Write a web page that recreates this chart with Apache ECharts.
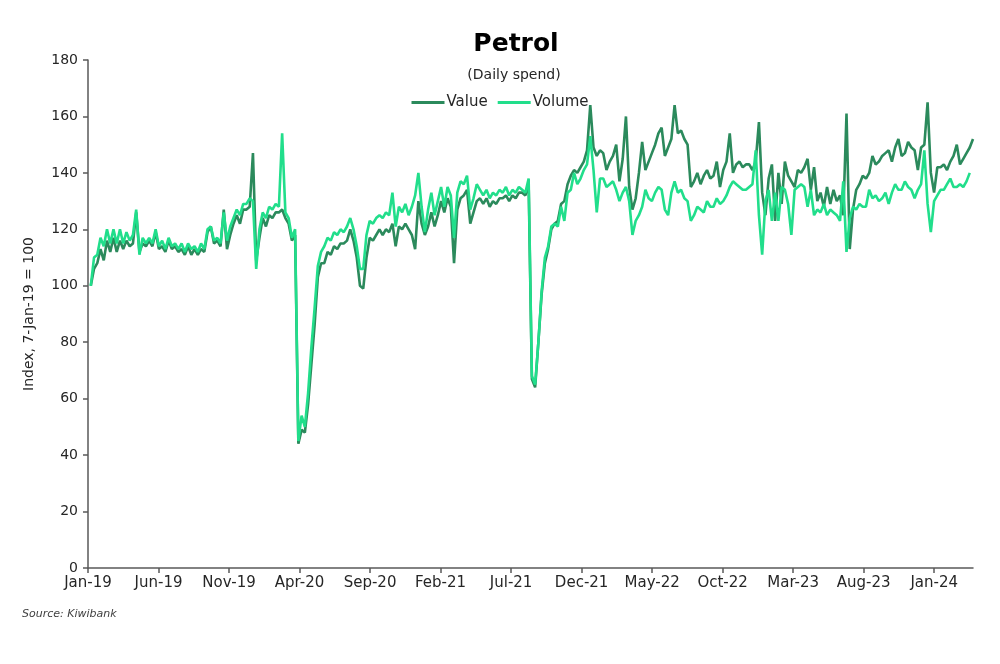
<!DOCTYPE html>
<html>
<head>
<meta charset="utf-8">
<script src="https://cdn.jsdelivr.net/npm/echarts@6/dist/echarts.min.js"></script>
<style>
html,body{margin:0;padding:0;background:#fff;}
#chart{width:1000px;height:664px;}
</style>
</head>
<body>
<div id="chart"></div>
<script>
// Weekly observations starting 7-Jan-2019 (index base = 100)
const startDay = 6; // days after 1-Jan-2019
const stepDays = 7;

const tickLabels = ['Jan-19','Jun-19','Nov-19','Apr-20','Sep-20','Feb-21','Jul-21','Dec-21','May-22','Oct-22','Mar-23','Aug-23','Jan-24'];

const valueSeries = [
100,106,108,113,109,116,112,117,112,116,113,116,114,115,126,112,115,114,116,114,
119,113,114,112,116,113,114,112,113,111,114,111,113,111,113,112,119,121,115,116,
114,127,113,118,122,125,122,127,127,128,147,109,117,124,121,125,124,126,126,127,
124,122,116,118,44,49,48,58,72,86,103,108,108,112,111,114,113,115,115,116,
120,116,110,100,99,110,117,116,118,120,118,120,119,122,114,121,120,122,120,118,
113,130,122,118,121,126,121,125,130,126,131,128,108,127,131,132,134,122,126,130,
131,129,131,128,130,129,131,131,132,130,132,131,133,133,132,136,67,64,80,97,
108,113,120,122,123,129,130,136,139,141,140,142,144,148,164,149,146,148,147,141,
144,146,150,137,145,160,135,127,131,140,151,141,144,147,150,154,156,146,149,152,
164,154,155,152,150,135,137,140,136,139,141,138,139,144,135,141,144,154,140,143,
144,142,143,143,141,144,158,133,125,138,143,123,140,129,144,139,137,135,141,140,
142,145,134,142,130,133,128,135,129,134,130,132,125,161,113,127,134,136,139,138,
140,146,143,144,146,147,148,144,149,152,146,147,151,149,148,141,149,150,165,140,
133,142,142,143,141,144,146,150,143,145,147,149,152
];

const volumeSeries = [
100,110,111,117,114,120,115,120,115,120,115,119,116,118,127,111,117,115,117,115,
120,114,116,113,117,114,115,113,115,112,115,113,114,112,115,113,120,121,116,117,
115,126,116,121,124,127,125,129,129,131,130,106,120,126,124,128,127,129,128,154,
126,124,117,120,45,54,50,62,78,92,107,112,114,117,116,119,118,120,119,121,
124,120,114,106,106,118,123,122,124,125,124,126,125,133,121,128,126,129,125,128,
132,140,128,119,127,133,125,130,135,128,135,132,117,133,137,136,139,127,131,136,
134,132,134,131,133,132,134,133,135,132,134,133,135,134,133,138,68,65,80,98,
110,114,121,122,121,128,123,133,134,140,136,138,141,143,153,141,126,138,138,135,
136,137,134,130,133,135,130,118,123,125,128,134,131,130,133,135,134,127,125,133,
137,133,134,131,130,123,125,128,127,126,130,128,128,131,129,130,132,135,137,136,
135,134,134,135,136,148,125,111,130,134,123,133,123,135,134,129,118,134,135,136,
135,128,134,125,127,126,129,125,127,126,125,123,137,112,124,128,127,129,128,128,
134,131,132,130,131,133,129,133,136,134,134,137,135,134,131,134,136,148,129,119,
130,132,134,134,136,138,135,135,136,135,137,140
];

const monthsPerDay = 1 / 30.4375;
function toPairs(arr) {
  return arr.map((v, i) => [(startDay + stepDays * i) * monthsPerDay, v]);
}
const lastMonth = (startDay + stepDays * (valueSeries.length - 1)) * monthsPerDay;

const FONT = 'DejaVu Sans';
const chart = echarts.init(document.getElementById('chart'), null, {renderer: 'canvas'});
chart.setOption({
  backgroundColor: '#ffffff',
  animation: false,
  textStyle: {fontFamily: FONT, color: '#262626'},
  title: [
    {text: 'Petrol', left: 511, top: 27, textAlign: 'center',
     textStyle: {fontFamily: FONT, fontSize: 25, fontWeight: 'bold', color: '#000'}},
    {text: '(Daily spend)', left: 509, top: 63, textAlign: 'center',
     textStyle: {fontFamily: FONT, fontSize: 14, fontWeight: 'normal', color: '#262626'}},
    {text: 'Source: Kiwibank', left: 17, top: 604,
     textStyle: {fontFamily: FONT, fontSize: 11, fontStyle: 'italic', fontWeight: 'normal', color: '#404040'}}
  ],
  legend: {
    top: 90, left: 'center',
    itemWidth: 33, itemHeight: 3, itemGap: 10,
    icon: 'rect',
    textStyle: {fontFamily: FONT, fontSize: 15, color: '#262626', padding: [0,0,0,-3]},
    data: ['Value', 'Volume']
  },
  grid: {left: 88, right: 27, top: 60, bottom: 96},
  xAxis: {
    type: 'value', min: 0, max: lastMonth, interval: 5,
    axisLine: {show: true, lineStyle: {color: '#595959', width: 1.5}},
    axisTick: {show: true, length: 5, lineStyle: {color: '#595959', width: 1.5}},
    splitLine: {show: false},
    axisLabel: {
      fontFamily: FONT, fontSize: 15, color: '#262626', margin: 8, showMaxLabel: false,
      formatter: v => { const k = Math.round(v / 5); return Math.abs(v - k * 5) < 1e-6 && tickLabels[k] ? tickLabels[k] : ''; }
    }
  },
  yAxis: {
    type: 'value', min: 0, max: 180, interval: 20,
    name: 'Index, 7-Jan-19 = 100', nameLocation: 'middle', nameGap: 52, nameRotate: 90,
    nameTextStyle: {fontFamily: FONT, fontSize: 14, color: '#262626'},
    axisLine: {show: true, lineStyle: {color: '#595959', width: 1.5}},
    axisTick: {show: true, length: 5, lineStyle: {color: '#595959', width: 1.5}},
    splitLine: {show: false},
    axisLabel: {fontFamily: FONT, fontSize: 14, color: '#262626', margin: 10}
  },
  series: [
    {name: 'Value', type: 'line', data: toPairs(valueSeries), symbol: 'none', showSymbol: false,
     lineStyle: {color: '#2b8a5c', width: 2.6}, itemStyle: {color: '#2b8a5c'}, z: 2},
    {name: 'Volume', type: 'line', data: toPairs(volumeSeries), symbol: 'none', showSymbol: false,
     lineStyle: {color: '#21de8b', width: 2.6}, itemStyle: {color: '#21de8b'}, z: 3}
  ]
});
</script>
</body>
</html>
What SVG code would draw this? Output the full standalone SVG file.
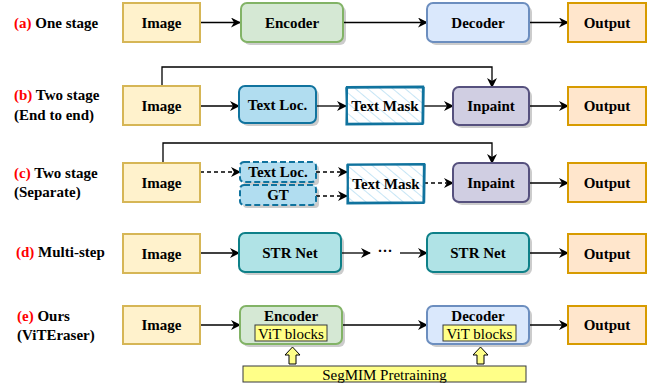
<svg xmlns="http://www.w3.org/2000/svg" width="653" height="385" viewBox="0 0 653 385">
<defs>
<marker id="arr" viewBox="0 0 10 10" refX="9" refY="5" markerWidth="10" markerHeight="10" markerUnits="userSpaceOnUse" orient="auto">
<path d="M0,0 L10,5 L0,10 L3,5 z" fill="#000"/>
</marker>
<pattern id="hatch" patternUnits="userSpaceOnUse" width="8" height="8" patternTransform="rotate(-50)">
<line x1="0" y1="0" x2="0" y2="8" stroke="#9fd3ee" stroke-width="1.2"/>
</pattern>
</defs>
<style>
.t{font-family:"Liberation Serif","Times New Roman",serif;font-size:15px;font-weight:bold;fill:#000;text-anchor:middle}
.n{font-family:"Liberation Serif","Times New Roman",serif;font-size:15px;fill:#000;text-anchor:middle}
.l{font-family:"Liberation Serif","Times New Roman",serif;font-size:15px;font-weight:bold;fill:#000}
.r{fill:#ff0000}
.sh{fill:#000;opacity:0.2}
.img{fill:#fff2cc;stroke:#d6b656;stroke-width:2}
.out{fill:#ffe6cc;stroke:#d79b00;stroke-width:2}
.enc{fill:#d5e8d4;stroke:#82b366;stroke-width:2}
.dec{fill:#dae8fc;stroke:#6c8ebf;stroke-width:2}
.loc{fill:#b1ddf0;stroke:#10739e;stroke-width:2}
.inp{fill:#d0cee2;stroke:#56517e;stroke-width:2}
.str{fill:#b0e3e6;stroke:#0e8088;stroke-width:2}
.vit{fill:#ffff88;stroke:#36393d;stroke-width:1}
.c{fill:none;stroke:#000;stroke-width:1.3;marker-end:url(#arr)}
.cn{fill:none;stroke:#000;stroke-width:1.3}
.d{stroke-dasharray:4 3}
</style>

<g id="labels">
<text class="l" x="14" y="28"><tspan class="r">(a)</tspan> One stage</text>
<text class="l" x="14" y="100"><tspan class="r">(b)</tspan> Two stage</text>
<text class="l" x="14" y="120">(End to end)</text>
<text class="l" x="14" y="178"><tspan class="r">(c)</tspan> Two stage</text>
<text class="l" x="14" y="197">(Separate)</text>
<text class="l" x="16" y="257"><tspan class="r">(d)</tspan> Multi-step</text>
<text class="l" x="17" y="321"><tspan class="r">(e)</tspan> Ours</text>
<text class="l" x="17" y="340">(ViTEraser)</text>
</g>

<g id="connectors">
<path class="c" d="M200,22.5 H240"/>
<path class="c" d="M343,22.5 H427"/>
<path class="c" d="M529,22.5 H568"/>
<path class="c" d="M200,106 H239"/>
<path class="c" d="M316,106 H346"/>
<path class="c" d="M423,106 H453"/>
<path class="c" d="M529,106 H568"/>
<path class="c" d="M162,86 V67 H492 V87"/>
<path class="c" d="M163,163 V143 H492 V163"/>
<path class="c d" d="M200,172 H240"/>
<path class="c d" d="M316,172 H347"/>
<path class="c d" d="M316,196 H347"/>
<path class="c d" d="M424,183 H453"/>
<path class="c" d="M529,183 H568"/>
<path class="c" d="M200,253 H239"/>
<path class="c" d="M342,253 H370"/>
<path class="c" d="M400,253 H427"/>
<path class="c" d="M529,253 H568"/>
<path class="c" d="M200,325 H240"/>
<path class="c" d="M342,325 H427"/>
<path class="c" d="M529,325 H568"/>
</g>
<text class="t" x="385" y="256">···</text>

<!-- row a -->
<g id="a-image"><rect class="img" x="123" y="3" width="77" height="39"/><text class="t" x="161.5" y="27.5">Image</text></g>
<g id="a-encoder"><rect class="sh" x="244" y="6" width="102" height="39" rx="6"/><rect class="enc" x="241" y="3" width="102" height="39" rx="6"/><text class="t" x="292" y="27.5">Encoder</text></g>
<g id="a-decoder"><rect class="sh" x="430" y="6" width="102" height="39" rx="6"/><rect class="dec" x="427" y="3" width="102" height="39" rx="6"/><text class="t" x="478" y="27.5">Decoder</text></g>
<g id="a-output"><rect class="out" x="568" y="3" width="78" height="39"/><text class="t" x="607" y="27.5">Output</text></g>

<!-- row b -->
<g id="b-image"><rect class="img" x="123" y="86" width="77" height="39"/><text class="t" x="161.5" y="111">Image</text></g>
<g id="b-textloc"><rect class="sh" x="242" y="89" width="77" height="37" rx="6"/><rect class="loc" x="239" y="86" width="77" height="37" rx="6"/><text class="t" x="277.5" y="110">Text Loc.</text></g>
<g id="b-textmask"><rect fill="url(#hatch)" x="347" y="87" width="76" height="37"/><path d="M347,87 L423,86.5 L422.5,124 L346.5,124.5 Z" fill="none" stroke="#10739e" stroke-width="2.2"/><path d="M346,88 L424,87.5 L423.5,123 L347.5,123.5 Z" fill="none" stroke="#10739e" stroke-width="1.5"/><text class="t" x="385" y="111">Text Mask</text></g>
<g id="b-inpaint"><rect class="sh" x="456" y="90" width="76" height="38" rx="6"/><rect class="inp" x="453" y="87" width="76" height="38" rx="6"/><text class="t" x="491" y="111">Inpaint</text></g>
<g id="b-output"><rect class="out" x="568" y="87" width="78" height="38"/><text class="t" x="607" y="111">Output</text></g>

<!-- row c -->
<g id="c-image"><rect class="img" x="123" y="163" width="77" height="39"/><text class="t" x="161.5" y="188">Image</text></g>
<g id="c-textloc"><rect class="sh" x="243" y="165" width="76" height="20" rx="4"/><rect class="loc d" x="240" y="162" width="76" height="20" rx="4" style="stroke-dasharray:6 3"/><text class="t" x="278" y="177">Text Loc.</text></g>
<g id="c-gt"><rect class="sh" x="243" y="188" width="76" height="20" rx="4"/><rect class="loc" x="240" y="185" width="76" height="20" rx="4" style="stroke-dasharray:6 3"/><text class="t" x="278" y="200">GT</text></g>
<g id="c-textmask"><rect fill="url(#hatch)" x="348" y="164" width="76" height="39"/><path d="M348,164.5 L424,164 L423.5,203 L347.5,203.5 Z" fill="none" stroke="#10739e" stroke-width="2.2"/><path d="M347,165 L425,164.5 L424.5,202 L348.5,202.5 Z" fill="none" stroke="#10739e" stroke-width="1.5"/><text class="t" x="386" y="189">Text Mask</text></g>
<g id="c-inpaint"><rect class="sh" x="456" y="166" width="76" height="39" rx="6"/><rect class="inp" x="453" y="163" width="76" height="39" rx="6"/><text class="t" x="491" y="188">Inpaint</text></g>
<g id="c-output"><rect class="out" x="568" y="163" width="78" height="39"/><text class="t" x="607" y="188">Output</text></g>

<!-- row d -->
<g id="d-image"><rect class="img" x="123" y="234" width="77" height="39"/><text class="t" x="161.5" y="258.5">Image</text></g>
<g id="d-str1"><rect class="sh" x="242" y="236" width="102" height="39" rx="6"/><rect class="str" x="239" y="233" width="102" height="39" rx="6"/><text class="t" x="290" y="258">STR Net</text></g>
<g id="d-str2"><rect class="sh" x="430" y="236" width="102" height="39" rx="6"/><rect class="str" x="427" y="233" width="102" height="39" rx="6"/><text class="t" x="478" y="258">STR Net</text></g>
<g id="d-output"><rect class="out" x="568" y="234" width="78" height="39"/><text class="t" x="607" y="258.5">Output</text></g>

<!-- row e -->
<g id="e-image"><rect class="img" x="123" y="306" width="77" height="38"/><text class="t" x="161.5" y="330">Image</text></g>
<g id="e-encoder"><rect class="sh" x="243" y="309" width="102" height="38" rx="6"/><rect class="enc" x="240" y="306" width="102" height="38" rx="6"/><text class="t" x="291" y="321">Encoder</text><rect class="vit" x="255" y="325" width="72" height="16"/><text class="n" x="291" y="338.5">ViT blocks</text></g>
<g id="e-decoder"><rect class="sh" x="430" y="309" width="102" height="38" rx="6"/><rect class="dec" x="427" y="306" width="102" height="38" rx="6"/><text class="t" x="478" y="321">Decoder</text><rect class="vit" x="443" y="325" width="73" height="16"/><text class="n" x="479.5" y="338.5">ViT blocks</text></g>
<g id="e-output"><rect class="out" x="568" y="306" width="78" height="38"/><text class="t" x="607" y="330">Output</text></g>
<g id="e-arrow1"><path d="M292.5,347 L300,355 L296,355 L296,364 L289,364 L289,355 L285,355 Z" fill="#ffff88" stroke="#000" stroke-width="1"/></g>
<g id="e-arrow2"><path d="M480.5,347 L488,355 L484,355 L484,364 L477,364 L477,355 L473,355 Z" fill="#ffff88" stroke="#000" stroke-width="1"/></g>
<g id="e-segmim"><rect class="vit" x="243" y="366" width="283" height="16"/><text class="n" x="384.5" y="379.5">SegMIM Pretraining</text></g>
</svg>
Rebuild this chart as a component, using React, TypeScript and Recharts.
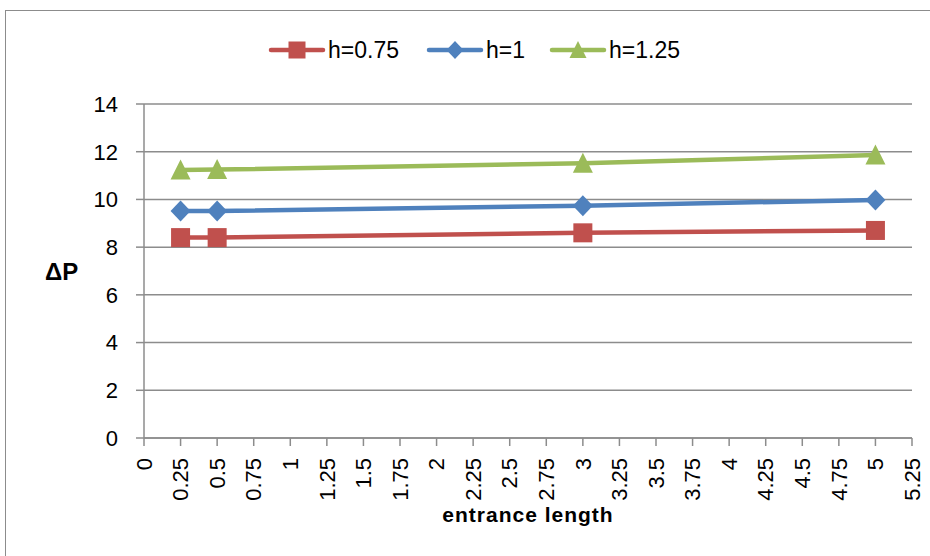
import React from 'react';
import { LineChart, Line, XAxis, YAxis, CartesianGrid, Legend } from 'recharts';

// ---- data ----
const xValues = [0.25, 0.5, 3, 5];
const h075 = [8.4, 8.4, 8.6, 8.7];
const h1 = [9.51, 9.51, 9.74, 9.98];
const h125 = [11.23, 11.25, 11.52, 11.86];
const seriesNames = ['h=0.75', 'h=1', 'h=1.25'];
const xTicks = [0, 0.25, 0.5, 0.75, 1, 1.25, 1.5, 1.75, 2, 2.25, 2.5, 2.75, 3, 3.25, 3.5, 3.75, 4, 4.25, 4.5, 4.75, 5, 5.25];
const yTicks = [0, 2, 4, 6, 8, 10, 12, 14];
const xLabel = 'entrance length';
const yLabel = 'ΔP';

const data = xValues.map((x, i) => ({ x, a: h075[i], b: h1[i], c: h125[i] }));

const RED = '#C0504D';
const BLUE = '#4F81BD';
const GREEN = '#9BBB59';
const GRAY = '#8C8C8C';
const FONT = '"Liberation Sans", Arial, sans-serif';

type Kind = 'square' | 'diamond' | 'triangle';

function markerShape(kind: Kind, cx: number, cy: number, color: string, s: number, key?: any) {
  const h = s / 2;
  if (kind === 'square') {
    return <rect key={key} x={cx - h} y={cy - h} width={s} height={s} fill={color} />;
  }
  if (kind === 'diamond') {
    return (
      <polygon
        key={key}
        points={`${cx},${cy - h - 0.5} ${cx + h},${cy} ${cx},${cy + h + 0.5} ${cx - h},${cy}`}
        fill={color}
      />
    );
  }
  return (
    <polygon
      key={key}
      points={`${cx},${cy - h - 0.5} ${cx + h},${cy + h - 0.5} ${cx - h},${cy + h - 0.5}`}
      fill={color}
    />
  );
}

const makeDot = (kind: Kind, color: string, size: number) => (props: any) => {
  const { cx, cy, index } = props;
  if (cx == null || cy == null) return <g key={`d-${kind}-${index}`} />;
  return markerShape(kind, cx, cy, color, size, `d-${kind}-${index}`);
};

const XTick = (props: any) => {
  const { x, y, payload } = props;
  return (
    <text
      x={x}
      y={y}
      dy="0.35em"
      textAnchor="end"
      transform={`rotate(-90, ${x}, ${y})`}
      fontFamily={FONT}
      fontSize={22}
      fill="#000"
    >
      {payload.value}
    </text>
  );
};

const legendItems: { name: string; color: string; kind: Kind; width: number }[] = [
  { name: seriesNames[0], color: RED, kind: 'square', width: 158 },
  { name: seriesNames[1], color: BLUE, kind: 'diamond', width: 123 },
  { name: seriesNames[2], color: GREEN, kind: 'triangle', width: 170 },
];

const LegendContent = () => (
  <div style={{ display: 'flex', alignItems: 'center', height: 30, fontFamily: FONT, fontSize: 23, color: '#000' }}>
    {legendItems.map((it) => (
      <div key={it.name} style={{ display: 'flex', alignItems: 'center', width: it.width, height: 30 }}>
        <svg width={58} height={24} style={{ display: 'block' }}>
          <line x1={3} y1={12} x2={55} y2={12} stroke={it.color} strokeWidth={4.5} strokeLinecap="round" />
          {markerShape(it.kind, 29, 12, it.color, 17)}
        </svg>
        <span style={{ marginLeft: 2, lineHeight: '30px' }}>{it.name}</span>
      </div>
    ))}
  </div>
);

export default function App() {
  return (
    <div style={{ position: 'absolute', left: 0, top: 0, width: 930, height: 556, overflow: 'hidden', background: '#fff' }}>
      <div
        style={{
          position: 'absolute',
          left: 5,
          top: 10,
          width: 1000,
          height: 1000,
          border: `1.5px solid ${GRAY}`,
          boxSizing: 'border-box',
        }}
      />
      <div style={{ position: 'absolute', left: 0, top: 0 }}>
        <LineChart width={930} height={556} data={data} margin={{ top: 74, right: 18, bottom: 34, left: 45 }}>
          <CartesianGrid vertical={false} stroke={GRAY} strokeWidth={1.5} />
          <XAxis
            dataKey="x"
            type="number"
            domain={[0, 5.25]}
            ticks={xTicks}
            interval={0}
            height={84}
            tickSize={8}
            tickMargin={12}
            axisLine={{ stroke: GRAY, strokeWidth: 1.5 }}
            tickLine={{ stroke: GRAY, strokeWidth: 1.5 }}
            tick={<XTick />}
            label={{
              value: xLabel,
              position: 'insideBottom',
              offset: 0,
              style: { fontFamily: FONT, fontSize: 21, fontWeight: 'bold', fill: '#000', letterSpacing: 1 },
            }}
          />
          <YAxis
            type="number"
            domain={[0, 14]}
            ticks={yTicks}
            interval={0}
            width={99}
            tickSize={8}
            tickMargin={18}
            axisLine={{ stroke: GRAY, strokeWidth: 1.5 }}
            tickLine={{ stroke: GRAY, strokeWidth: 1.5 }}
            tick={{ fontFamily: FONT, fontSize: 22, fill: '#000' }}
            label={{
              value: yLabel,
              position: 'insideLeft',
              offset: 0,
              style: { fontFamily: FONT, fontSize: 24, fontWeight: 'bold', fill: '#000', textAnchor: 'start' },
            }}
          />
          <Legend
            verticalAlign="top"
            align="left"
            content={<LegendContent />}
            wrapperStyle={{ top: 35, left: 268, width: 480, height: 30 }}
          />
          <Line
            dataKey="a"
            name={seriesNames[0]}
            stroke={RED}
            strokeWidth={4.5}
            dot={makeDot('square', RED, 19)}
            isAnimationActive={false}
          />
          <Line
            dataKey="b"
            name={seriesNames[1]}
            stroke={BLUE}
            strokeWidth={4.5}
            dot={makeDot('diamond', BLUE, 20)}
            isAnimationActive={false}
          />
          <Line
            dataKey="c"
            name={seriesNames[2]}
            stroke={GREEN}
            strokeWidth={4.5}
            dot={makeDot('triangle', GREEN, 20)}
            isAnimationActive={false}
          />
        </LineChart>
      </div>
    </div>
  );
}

## EXERCISE BRIEF
Give back exactly the lines from the one that holds "Rebuild this chart" to the one that holds "YAxis, CartesianGrid, Legend", with both ends and without the images.

## SOLUTION
Rebuild this chart as a component, using React, TypeScript and Recharts.
import React from 'react';
import { LineChart, Line, XAxis, YAxis, CartesianGrid, Legend } from 'recharts';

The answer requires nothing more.